Understanding Time Spreads:
- Time Spread: A strategy that involves using options with different expiry dates.
- Calendar Spread: Involves options with the same strike price but different expiration dates.
- Diagonal Spread: Involves options with different strike prices and expiration dates.
Key Concepts:
- Volatility Cones: These show implied volatility for different timeframes (1, 3, 6, 9, 12 months), highlighting that short-term volatility is more variable than long-term.
- Profit from Volatility Difference: Time spreads capitalize on differences in volatility between short and long-term options.
- Typical Setup: Generally involves buying a long-term option and selling a short-term option, particularly effective if short-term volatility is higher.
Examples and Strategies:
- Earnings Play: Selling short-term options with high volatility (e.g., due to earnings reports) and buying longer-term options.
- Low Volatility Environment: Consider buying short-term options and selling long-term options to exploit the volatility differences.
- Risk Management: Time spreads generally have defined risks but can become undefined risk strategies if not managed correctly at expiration.
Practical Tips:
- Monitor Positions Closely: Time spreads require careful monitoring, especially at the expiration of the short-term option.

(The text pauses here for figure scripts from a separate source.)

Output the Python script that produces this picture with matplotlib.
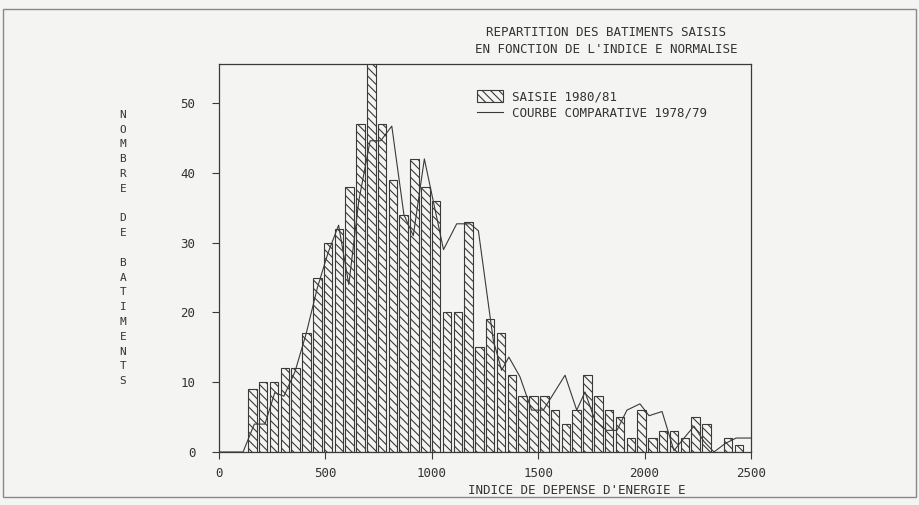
import matplotlib
matplotlib.use("Agg")
import matplotlib.pyplot as plt
from matplotlib.patches import Rectangle
import numpy as np

# number of buildings per class of the normalised E index, survey 1980/81
counts_1980 = [9, 10, 10, 12, 12, 17, 25, 30, 32, 38, 47, 56, 47, 39, 34, 42,
               38, 36, 20, 20, 33, 15, 19, 17, 11, 8, 8, 8, 6, 4, 6, 11, 8, 6,
               5, 2, 6, 2, 3, 3, 2, 5, 4, 0, 2, 1]
first_class = 157     # centre of the first class (as drawn)
class_step = 50.8     # spacing of the classes (as drawn)

# comparison curve 1978/79
curve_x = [0, 113, 166, 216, 262, 305, 357, 410, 462, 512, 562, 610, 657, 710,
           760, 812, 869, 913, 965, 1055, 1117, 1180, 1219, 1289, 1328, 1362,
           1414, 1469, 1524, 1626, 1681, 1720, 1767, 1822, 1870, 1917, 1978,
           2021, 2082, 2138, 2180, 2232, 2279, 2326, 2378, 2430, 2500]
curve_y = [0, 0, 4, 4, 8.5, 8, 11.5, 17, 23.5, 28.5, 32.5, 24, 36, 44.6,
           44.6, 46.7, 34, 31, 42, 29, 32.7, 32.7, 31.7, 16, 11.7, 13.6,
           10.8, 6, 6, 11, 6, 8.6, 4.5, 3.1, 3.1, 6, 6.9,
           5.2, 5.8, 0.2, 1.8, 3.7, 1.5, 0, 1.2, 2, 2]

xticks = [0, 500, 1000, 1500, 2000, 2500]
yticks = [0, 10, 20, 30, 40, 50]

bg = "#f4f4f3"
ink = "#3a3a3a"
txt = "#333333"
plt.rcParams["font.family"] = "DejaVu Sans Mono"
plt.rcParams["hatch.linewidth"] = 0.8
plt.rcParams["hatch.color"] = ink

W, H = 919, 505
fig = plt.figure(figsize=(W / 100, H / 100), dpi=100, facecolor=bg)
ax = fig.add_axes([219 / W, 1 - 452 / H, 532 / W, 388 / H])
ax.set_facecolor(bg)

x = first_class + class_step * np.arange(len(counts_1980))
bars = ax.bar(x, counts_1980, width=40, facecolor=bg, edgecolor=ink, linewidth=0.8,
              hatch="\\\\\\\\", label="SAISIE 1980/81")
line, = ax.plot(curve_x, curve_y, color=ink, linewidth=0.8,
                label="COURBE COMPARATIVE 1978/79")

ax.set_xlim(0, 2500)
ax.set_ylim(0, 55.6)
ax.set_xticks(xticks)
ax.set_yticks(yticks)
ax.tick_params(direction="out", length=5, width=0.8, colors=ink,
               labelsize=9, labelcolor=txt)
ax.tick_params(axis="y", pad=12)
ax.tick_params(axis="x", pad=6)
for s in ax.spines.values():
    s.set_color(ink)
    s.set_linewidth(0.9)

ax.set_xlabel("INDICE DE DEPENSE D'ENERGIE E", fontsize=9, color=txt)
ax.xaxis.set_label_coords(0.673, -0.083)

ax.set_title("REPARTITION DES BATIMENTS SAISIS\nEN FONCTION DE L'INDICE E NORMALISE",
             fontsize=9, color=txt, x=0.727, pad=8, linespacing=1.35)

# stacked vertical axis title
fig.text(123 / W, 1 - 248 / H, "\n".join("NOMBRE DE BATIMENTS"),
         ha="center", va="center", fontsize=8, color=txt, linespacing=1.6)

leg = ax.legend([bars, line], [bars.get_label(), line.get_label()],
                loc="upper left", bbox_to_anchor=(0.485, 0.933), frameon=False,
                fontsize=9, handlelength=2.1, handleheight=1.1, handletextpad=0.7,
                labelspacing=0.28, borderpad=0, borderaxespad=0)
for t in leg.get_texts():
    t.set_color(txt)

fig.patches.append(Rectangle((3 / W, 8 / H), 913 / W, 488 / H, transform=fig.transFigure,
                             fill=False, edgecolor="#888888", linewidth=1))

fig.savefig("out.png", dpi=100, facecolor=bg)
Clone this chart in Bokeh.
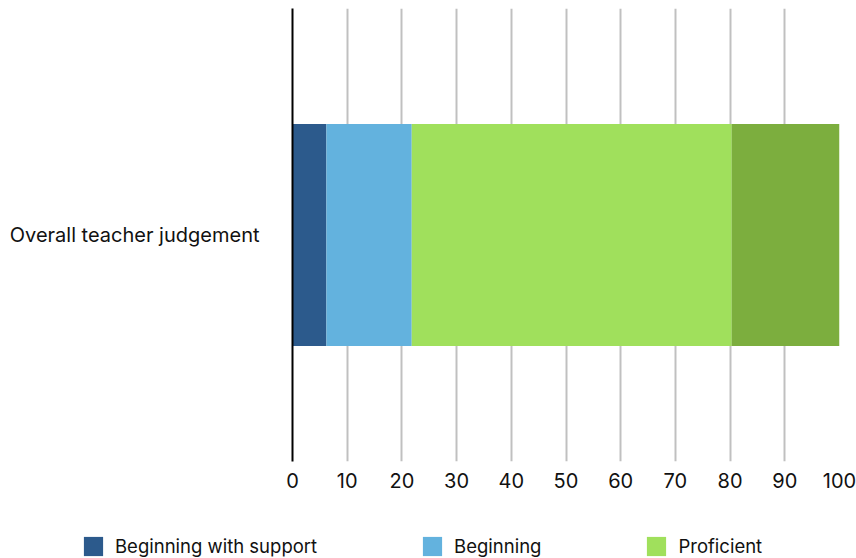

- Volatility Graphs: Utilize tools like Saxo Trader Pro’s volatility graphs to assess implied volatility across different expiries.
- Experience Required: Time spreads are more suitable for advanced traders due to their complexity and the need for active management.
Conclusion: Time spreads are primarily volatility plays and are not recommended for novice traders. Traders should have a solid understanding of both volatility and the underlying asset to successfully implement time spreads. In this episode, Koen and Peter provide invaluable insights and practical advice for mastering these advanced strategies.